Islamic Finance 

Three-way Abu Dhabi banks merger: Islamic economy start-ups, SMEs could benefit with fintech development, say analysts

| 07 February, 2019 | Interview
 Emmy Abdul Alim
Three-way Abu Dhabi banks merger: Islamic economy start-ups, SMEs could benefit with fintech development, say analysts
FILE PHOTO: A branch of UAE based bank Al Hilal is seen in Jumeirah, May 16, 2013. REUTERS/Jumana El Heloueh

Late last month, Abu Dhabi Commercial Bank, Union National Bank and Al Hilal Bank agreed to merge, with Al Hilal Bank operating as a separate Islamic entity within the merged bank.

With 420 billion dirhams ($114.35 billion) in assets, the merged bank will be the third largest lender in the UAE and fifth biggest in the Gulf Cooperation Council (GCC) region.

A bank of such a big size, however, does not guarantee that UAE Islamic economy start-ups and micro, small- and medium-sized enterprises (MSMEs) will be better-served, say analysts, unless fintech is further developed.

“Unlike mature markets, the GCC MSME/start-up markets are complicated by the expatriate nature of the population and the associated skip phenomenon, this makes quality underwriting more expensive in terms of human capital - although maybe AI/fintech is the solution here,” Khalid Howladar, managing director of risk, rating and Islamic finance advisory firm Acreditus told Salaam Gateway.

The “skip phenomenon” refers to borrowers who leave the country without settling bills or paying debts. Around 85 percent of the UAE’s 9 million population are foreign, or expatriate workers.

Rafi-uddin Shikoh, director of Dubai-based start-up incubator Goodforce Labs, whose underlying “ethical” focus is based on the Islamic economy, told Salaam Gateway the merger culminating in a larger Shariah-compliant unit bodes well for a bigger focus on Islamic fintech.

However, he doesn’t see this happening any time soon.

“The merger will go through its basic process of optimising and realising operational efficiency,” said Shikoh, who is also founder and managing director of U.S.-headquartered Islamic economy consultancy DinarStandard.

Shariah-compliant Al Hilal Bank has already made a headstart in fintech, which bodes well for its prospects catering to start-ups and SMEs moving forward.

In November, the Shariah-compliant bank executed the world’s first sukuk transaction using blockchain.

It used the ledger technology to sell and settle in the secondary market a small portion of its $500 million five-year sukuk issued in September.

However, Islamic financing via sukuk and the capital markets is overwhelmingly reserved for large transactions and has been off-limits for start-ups and SMEs, although one initiative led by Blossom Finance is trying to change that.

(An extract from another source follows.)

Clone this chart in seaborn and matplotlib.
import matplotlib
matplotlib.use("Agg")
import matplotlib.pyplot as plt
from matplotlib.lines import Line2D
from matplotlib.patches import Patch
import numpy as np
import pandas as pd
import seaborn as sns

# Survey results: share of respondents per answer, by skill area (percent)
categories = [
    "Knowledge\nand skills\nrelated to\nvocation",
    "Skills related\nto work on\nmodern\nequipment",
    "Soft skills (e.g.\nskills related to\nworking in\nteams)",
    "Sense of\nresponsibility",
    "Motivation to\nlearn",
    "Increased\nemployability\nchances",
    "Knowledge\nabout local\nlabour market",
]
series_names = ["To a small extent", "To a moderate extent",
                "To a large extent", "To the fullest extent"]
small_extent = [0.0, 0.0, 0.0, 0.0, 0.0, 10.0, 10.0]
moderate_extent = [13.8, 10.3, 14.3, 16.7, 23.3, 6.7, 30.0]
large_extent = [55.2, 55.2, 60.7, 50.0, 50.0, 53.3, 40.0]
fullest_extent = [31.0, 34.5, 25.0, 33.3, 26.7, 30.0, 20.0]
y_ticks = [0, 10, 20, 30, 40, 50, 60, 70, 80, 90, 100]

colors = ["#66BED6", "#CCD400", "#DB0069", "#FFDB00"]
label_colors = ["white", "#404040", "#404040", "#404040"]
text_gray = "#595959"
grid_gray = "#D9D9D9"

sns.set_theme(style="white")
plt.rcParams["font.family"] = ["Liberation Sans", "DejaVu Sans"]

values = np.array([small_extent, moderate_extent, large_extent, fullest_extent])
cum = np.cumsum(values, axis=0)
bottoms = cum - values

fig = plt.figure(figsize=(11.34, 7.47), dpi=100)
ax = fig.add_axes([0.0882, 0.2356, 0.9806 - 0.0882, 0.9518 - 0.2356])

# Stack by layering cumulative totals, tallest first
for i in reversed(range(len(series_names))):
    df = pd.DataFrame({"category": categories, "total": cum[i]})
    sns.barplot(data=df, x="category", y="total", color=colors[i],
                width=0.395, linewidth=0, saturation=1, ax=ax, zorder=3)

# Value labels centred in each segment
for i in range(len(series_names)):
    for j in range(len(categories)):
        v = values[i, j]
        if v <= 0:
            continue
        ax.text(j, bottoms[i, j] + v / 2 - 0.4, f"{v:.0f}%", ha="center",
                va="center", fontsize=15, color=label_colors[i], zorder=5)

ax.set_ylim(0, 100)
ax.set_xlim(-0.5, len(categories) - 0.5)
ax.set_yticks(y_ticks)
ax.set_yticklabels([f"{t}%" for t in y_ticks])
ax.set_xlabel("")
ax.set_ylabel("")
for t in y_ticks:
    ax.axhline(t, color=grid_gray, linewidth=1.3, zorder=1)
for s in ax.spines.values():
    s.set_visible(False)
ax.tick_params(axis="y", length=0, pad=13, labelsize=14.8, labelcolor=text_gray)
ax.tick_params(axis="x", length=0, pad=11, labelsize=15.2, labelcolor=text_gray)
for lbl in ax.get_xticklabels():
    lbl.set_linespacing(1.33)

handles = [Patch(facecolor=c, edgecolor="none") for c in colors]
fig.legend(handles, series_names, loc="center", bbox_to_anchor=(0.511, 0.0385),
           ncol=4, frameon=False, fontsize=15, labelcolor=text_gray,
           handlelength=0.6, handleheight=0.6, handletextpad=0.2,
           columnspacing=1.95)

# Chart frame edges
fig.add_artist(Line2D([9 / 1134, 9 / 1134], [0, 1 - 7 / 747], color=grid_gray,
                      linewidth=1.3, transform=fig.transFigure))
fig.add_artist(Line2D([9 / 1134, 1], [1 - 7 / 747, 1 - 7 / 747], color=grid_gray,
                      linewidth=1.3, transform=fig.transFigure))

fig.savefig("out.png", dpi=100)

Recognising this need to cater to small transactions, bigger banks in the UAE have addressed start-ups and SMEs in a different way.

According to Shikoh, Goodforce Labs has learned that “big banks need help to work more closely with entrepreneurs and make basic banking needs easier.”

“The DIFC (Dubai International Financial Centre) Fintech Hive is the foremost initiative and we have one Goodforce Lab member company that also participated [in it].  It's a programme supported by the big banks and there are also Islamic finance-related start-ups,” said Shikoh.

DIFC Fintech Hive runs accelerator programmes for start-ups that are given access to financial institutions, including Shariah-compliant banks Abu Dhabi Islamic Bank (ADIB), Emirates Islamic (EI) and Noor Bank.  

Compared to ADIB and EI, Al Hilal Bank by itself is a small player – in 2017 its assets stood at 44.8 billion dirhams. To put this in perspective, UAE’s biggest standalone Shariah-compliant financial institution, Dubai Islamic Bank (DIB), reported assets of 223.7 billion dirhams for 2018.

Howladar believes the merger could help Al Hilal’s growth.

“Nowadays it is very expensive to run a bank, technology, compliance and regulatory costs are all climbing – Al Hilal Bank will have access to the middle and back office of the larger entity – this is definitely a positive for them,” he said.

Still, the bank would need to innovate if it wants to make an impact on the UAE Islamic banking market.

“Islamic banking in the UAE is well serviced with the likes of DIB and ADIB. It remains to be seen if they have anything new or innovative to offer customers in what is a very competitive and perhaps saturated market,” Howladar added.

ADIB, the UAE’s second largest standalone Islamic bank, last week said its digital banking platforms enabled it to attract over 60,000 new customers. Its customer base surpassed 1 million last year and the bank holds 125.2 billion dirhams in assets.

Shikoh believes there is still room for the new merged bank to compete in the Islamic banking sector.

“With a stronger balance sheet, supported by $114 billion in assets, the bank can make a smart strategic push into a broad range of Islamic banking products, including the $186 billion trade finance industry,” said Shikoh.